According to Contemporary Japanese Writers, Vol. 1:

Yoko Ogawa is one of the stars of Japanese literature who is anticipated to be “the next Haruki Murakami.” Of her works, over ten have been translated into French. In France, she is as popular as her predecessors Junichiro Tanizaki, Yasunari Kawabata, and Yukio Mishima.

The Diving Pool is her first title to be published in English, and came out from Picador earlier this year. (I reviewed it a few months back.) This is a collection of three novellas, including “Dormitory,” which was my favorite for its creepy, ambiguous quality. (Even the flap copy description for this story is great: “A woman nostalgically visits her old college dormitory on the outskirts of Tokyo, a boarding house run by a mysterious triple amputee with one leg.”)

Stephen Snyder is one of the best Japanese translators working today, and he did a marvelous job with this book.
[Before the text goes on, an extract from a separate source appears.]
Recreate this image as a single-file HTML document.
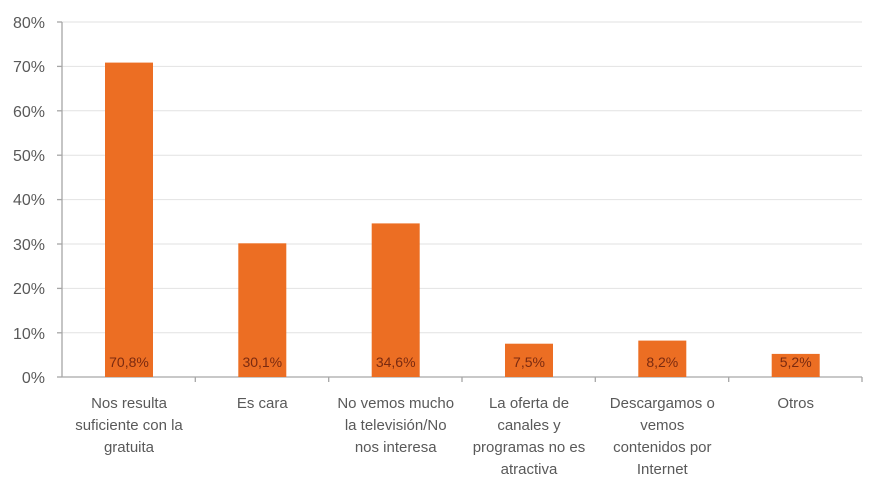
<!DOCTYPE html>
<html><head><style>body{margin:0;background:#fff}</style></head><body>
<svg width="880" height="495" xmlns="http://www.w3.org/2000/svg" font-family="Liberation Sans, sans-serif">
<rect width="880" height="495" fill="#fff"/>
<g stroke="#e2e2e2" stroke-width="1">
<line x1="62" x2="862" y1="22" y2="22"/><line x1="62" x2="862" y1="66.4" y2="66.4"/>
<line x1="62" x2="862" y1="110.8" y2="110.8"/><line x1="62" x2="862" y1="155.2" y2="155.2"/>
<line x1="62" x2="862" y1="199.6" y2="199.6"/><line x1="62" x2="862" y1="244" y2="244"/>
<line x1="62" x2="862" y1="288.4" y2="288.4"/><line x1="62" x2="862" y1="332.8" y2="332.8"/>
</g>
<g stroke="#a6a6a6" stroke-width="1.3">
<line x1="62" x2="62" y1="22" y2="377"/><line x1="62" x2="862" y1="377" y2="377"/>
<line x1="57" x2="62" y1="22" y2="22"/><line x1="57" x2="62" y1="66.4" y2="66.4"/><line x1="57" x2="62" y1="110.8" y2="110.8"/><line x1="57" x2="62" y1="155.2" y2="155.2"/><line x1="57" x2="62" y1="199.6" y2="199.6"/><line x1="57" x2="62" y1="244" y2="244"/><line x1="57" x2="62" y1="288.4" y2="288.4"/><line x1="57" x2="62" y1="332.8" y2="332.8"/><line x1="57" x2="62" y1="377" y2="377"/>
<line x1="195.3" x2="195.3" y1="377" y2="382"/><line x1="328.7" x2="328.7" y1="377" y2="382"/><line x1="462" x2="462" y1="377" y2="382"/><line x1="595.3" x2="595.3" y1="377" y2="382"/><line x1="728.7" x2="728.7" y1="377" y2="382"/><line x1="862" x2="862" y1="377" y2="382"/>
</g>
<g font-size="16" fill="#595959" text-anchor="end">
<text x="45" y="28">80%</text><text x="45" y="72">70%</text><text x="45" y="117">60%</text><text x="45" y="161">50%</text><text x="45" y="205">40%</text><text x="45" y="250">30%</text><text x="45" y="294">20%</text><text x="45" y="339">10%</text><text x="45" y="383">0%</text>
</g>
<g fill="#ec6e23">
<rect x="105" y="62.6" width="48" height="314.4"/>
<rect x="238.3" y="243.3" width="48" height="133.7"/>
<rect x="371.7" y="223.4" width="48" height="153.6"/>
<rect x="505" y="343.7" width="48" height="33.3"/>
<rect x="638.3" y="340.6" width="48" height="36.4"/>
<rect x="771.7" y="353.9" width="48" height="23.1"/>
</g>
<g font-size="14" fill="#7a2a10" text-anchor="middle">
<text x="129" y="367">70,8%</text><text x="262.3" y="367">30,1%</text><text x="395.7" y="367">34,6%</text><text x="529" y="367">7,5%</text><text x="662.3" y="367">8,2%</text><text x="795.7" y="367">5,2%</text>
</g>
<g font-size="15" fill="#595959" text-anchor="middle">
<text x="129" y="408">Nos resulta</text><text x="129" y="430">suficiente con la</text><text x="129" y="452">gratuita</text>
<text x="262.3" y="408">Es cara</text>
<text x="395.7" y="408">No vemos mucho</text><text x="395.7" y="430">la televisión/No</text><text x="395.7" y="452">nos interesa</text>
<text x="529" y="408">La oferta de</text><text x="529" y="430">canales y</text><text x="529" y="452">programas no es</text><text x="529" y="474">atractiva</text>
<text x="662.3" y="408">Descargamos o</text><text x="662.3" y="430">vemos</text><text x="662.3" y="452">contenidos por</text><text x="662.3" y="474">Internet</text>
<text x="795.7" y="408">Otros</text>
</g>
</svg>
</body></html>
I know that before leaving Picador, Amber Quereshi signed on a few of Ogawa’s titles, all of which Snyder will be translating.

The next one—The Housekeeper and the Professor—is due out in October, which is written up in Contemporary Japanese Writers:

Hakase no aishita sushiki (The Gift of Numbers) marked a transformation within Ogawa. It is a tale about the kind and affectionate relationship between a math professor—whose memory lasts only eighty minutes as a result of injuries he sustained in a car accident—and his housekeeper and her child. A beautifully written masterpiece, it attracted an overwhelming number of readers in Japan. The warmth with which the author runs her eyes over these characters, and the delicacy with which she portrays them, succeeded in making Ogawa’s world into something more expansive and enchanting.

The title of hers that sounds most interesting to me though is Hotel Iris:

Fans were split on the sensual, sadomasochistic world inhabited by an old man and a girl in Hotel Iris. It also proved controversial when it was translated into French; even the well-respected newspaper Le Monde criticized it as being merely erotic. In the story, the girl feels sorry for the old man’s deteriorating body bound for death, and motivated by a certain sense of masochism, she gives herself to him.